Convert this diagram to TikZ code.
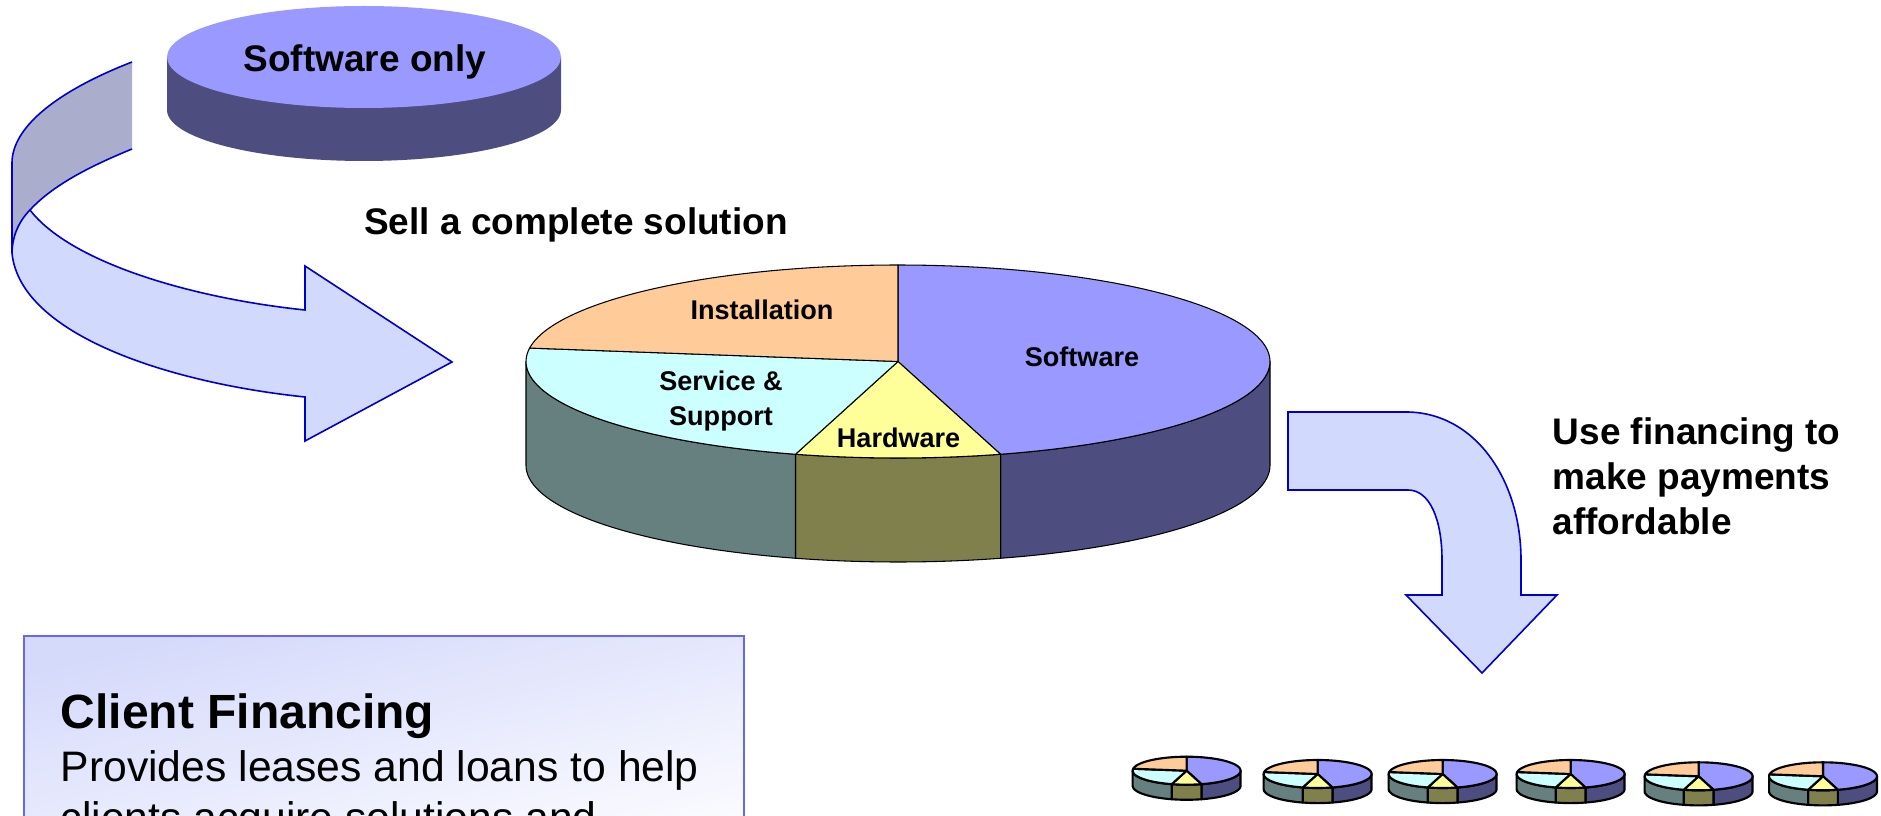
\documentclass[tikz,border=0pt]{standalone}
\usepackage{fontspec}
\setmainfont{Liberation Sans}
\definecolor{swtop}{HTML}{9999FF}
\definecolor{swside}{HTML}{4D4D80}
\definecolor{instop}{HTML}{FFCC99}
\definecolor{svtop}{HTML}{CCFFFF}
\definecolor{svside}{HTML}{668080}
\definecolor{hwtop}{HTML}{FFFF99}
\definecolor{hwside}{HTML}{80804D}
\definecolor{arrowfill}{HTML}{D1D9FC}
\definecolor{arrowdark}{HTML}{AAAECC}
\definecolor{arrowline}{HTML}{0000CC}
\definecolor{boxline}{HTML}{6666FF}
\definecolor{boxstart}{HTML}{D5DAFB}
\tikzset{
  arrowshape/.style={draw=arrowline,fill=arrowfill,line width=1.2pt,line join=miter},
  arrowedge/.style={draw=arrowline,line width=1.2pt},
  headtext/.style={anchor=base west,inner sep=0pt,font=\fontsize{27.75}{33}\selectfont\bfseries},
  pietext/.style={anchor=base,inner sep=0pt,font=\fontsize{20.3}{24}\selectfont\bfseries},
  boxhead/.style={anchor=base west,inner sep=0pt,font=\fontsize{36}{43}\selectfont\bfseries},
  boxbody/.style={anchor=base west,inner sep=0pt,font=\fontsize{32}{38}\selectfont},
}
% centre x, centre y, scale, line width
\newcommand{\drawpie}[4]{%
\begin{scope}[shift={(#1,#2)},scale=#3,line width=#4,draw=black,line join=round]
  \filldraw[fill=swside] plot[domain=0:-74,samples=40] ({372*cos(\x)},{-96.5*sin(\x)})
     -- plot[domain=-74:0,samples=40] ({372*cos(\x)},{104-96.5*sin(\x)}) -- cycle;
  \filldraw[fill=hwside] plot[domain=-74:-106,samples=20] ({372*cos(\x)},{-96.5*sin(\x)})
     -- plot[domain=-106:-74,samples=20] ({372*cos(\x)},{104-96.5*sin(\x)}) -- cycle;
  \filldraw[fill=svside] plot[domain=-106:-180,samples=40] ({372*cos(\x)},{-96.5*sin(\x)})
     -- plot[domain=-180:-106,samples=40] ({372*cos(\x)},{104-96.5*sin(\x)}) -- cycle;
  \filldraw[fill=swtop] (0,0) -- plot[domain=90:-74,samples=80] ({372*cos(\x)},{-96.5*sin(\x)}) -- cycle;
  \filldraw[fill=hwtop] (0,0) -- plot[domain=-74:-106,samples=20] ({372*cos(\x)},{-96.5*sin(\x)}) -- cycle;
  \filldraw[fill=svtop] (0,0) -- plot[domain=-106:-188,samples=50] ({372*cos(\x)},{-96.5*sin(\x)}) -- cycle;
  \filldraw[fill=instop] (0,0) -- plot[domain=172:90,samples=50] ({372*cos(\x)},{-96.5*sin(\x)}) -- cycle;
\end{scope}}
\begin{document}
\begin{tikzpicture}[x=0.75pt,y=-0.75pt]
\useasboundingbox (0,0) rectangle (1881,816);
\clip (0,0) rectangle (1881,816);
\fill[white] (0,0) rectangle (1881,816);

% Software only disc
\fill[swside] plot[domain=0:-180,samples=80] ({364+197*cos(\x)},{57-51*sin(\x)+53})
   -- (167,57) -- (561,57) -- cycle;
\fill[swtop] (364,57) ellipse [x radius=197,y radius=51];
\node[inner sep=0pt,anchor=base,font=\fontsize{27.75}{33}\selectfont\bfseries] (swonly) at (365,72) {Software only};

% curved arrow: back band, no stroke on its cut end
\fill[arrowdark] (132,62) .. controls (55,92) and (12,128) .. (12,163) -- (12,253)
   .. controls (12,238) and (18,222) .. (30,210)
   .. controls (52,186) and (88,167) .. (132,149) -- cycle;
\draw[arrowedge] (132,62) .. controls (55,92) and (12,128) .. (12,163) -- (12,253);
\draw[arrowedge] (30,210) .. controls (52,186) and (88,167) .. (132,149);
\draw[arrowshape] (30,210) .. controls (70,262) and (190,298) .. (305,310)
   -- (305,266) -- (452,362) -- (305,441) -- (305,397)
   .. controls (170,383) and (20,335) .. (12,253)
   .. controls (12,238) and (18,222) .. (30,210) -- cycle;

\node[headtext] (sell) at (364,234.5) {Sell a complete solution};

% main pie
\drawpie{898}{361.5}{1}{0.8pt}
\node[pietext] (install) at (762,320) {Installation};
\node[pietext] (soft) at (1082,367) {Software};
\node[pietext] (serv) at (721,391) {Service \&};
\node[pietext] (supp) at (721,426) {Support};
\node[pietext] (hard) at (898.6,447) {Hardware};

% bent arrow
\draw[arrowshape] (1288,412) -- (1406,412) .. controls (1475,412) and (1521,480) .. (1521,560)
   -- (1521,595) -- (1557,595) -- (1482,673) -- (1406,595) -- (1442,595) -- (1442,560)
   .. controls (1442,520) and (1430,490) .. (1408,490) -- (1288,490) -- cycle;

\node[headtext] (use1) at (1552.5,444.5) {Use financing to};
\node[headtext] (use2) at (1552.5,489.5) {make payments};
\node[headtext] (use3) at (1552.5,534) {affordable};

% financing box
\path[top color=boxstart,bottom color=white,shading angle=13] (24,636) rectangle (744,890);
\draw[boxline,line width=0.9pt] (24,890) -- (24,636) -- (744,636) -- (744,890);
\node[boxhead] (cf) at (60.5,728) {Client Financing};
\node[boxbody] (cf1) at (60.5,781) {Provides leases and loans to help};
\node[boxbody] (cf2) at (60.5,832) {clients acquire solutions and};

% small pies
\drawpie{1186.6}{770.7}{0.145}{1.6pt}
\drawpie{1317.6}{774}{0.145}{1.6pt}
\drawpie{1442.6}{774}{0.145}{1.6pt}
\drawpie{1570.6}{774}{0.145}{1.6pt}
\drawpie{1698.6}{776.3}{0.145}{1.6pt}
\drawpie{1823}{776.3}{0.145}{1.6pt}
\end{tikzpicture}
\end{document}
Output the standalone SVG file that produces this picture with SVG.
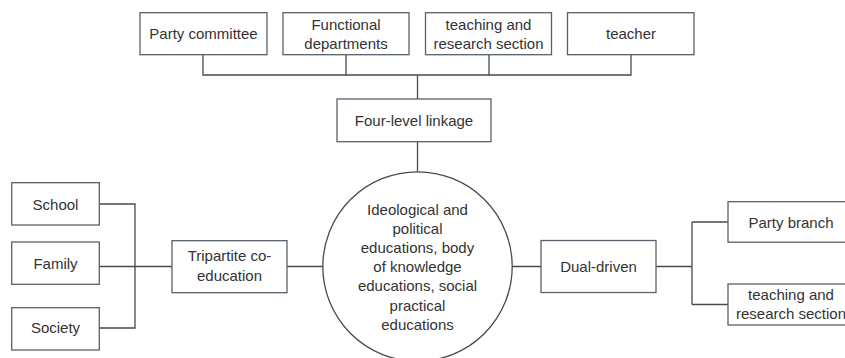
<svg xmlns="http://www.w3.org/2000/svg" width="845" height="358" viewBox="0 0 845 358">
<style>
.box{fill:#ffffff;stroke:#56616c;stroke-width:1.3}
.ln{fill:none;stroke:#4a4a4a;stroke-width:1.3}
text{font-family:"Liberation Sans","Noto Sans",Arial,sans-serif;font-size:15px;fill:#333333;text-anchor:middle}
</style>
<rect width="845" height="358" fill="#ffffff"/>
<g id="connectors">
<path class="ln" d="M203,55 V75 H631 V55 M346,55 V75 M489,55 V75 M417.5,75 V99"/>
<path class="ln" d="M417.5,142 V172"/>
<path class="ln" d="M99,204 H135 V328 H99 M99,266.5 H172 M287,266.5 H323"/>
<path class="ln" d="M512,266.5 H541 M656,266.5 H692 M692,222 V304.5 M692,222 H728 M692,304.5 H728"/>
</g>
<g id="party-committee"><rect class="box" x="140" y="12.7" width="127" height="42"/><text x="203.5" y="39">Party committee</text></g>
<g id="functional-departments"><rect class="box" x="283" y="12.7" width="126" height="42"/><text x="346" y="30">Functional</text><text x="346" y="49">departments</text></g>
<g id="teaching-research-top"><rect class="box" x="425.5" y="12.7" width="126" height="42"/><text x="488.5" y="30">teaching and</text><text x="488.5" y="49">research section</text></g>
<g id="teacher"><rect class="box" x="567.5" y="12.7" width="126.5" height="42"/><text x="631" y="39">teacher</text></g>
<g id="four-level-linkage"><rect class="box" x="337" y="99" width="154" height="42.7"/><text x="414" y="126">Four-level linkage</text></g>
<g id="center"><circle cx="417.5" cy="266.5" r="94.7" fill="#ffffff" stroke="#4a4a4a" stroke-width="1.3"/>
<text x="417.5" y="214.5">Ideological and</text>
<text x="417.5" y="233.7">political</text>
<text x="417.5" y="252.9">educations, body</text>
<text x="417.5" y="272.1">of knowledge</text>
<text x="417.5" y="291.3">educations, social</text>
<text x="417.5" y="310.5">practical</text>
<text x="417.5" y="329.7">educations</text></g>
<g id="school"><rect class="box" x="11.7" y="182.7" width="87.6" height="42.3"/><text x="55.5" y="209.5">School</text></g>
<g id="family"><rect class="box" x="11.7" y="242" width="87.6" height="42.3"/><text x="55.5" y="268.5">Family</text></g>
<g id="society"><rect class="box" x="11.7" y="307.7" width="87.6" height="42.3"/><text x="55.5" y="333">Society</text></g>
<g id="tripartite"><rect class="box" x="172" y="240.7" width="115" height="52"/><text x="229.5" y="261">Tripartite co-</text><text x="229.5" y="281">education</text></g>
<g id="dual-driven"><rect class="box" x="541" y="240.5" width="115" height="52"/><text x="598.5" y="271.5">Dual-driven</text></g>
<g id="party-branch"><rect class="box" x="728" y="201.7" width="126" height="40.5"/><text x="791" y="227.5">Party branch</text></g>
<g id="teaching-research-right"><rect class="box" x="728" y="284" width="126" height="41"/><text x="791" y="300">teaching and</text><text x="791" y="319">research section</text></g>
</svg>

▶ **Task instructions**: Lines holding the word "standalone" should be counted across the entries; state only how many there are.

▶ **Final result**: 2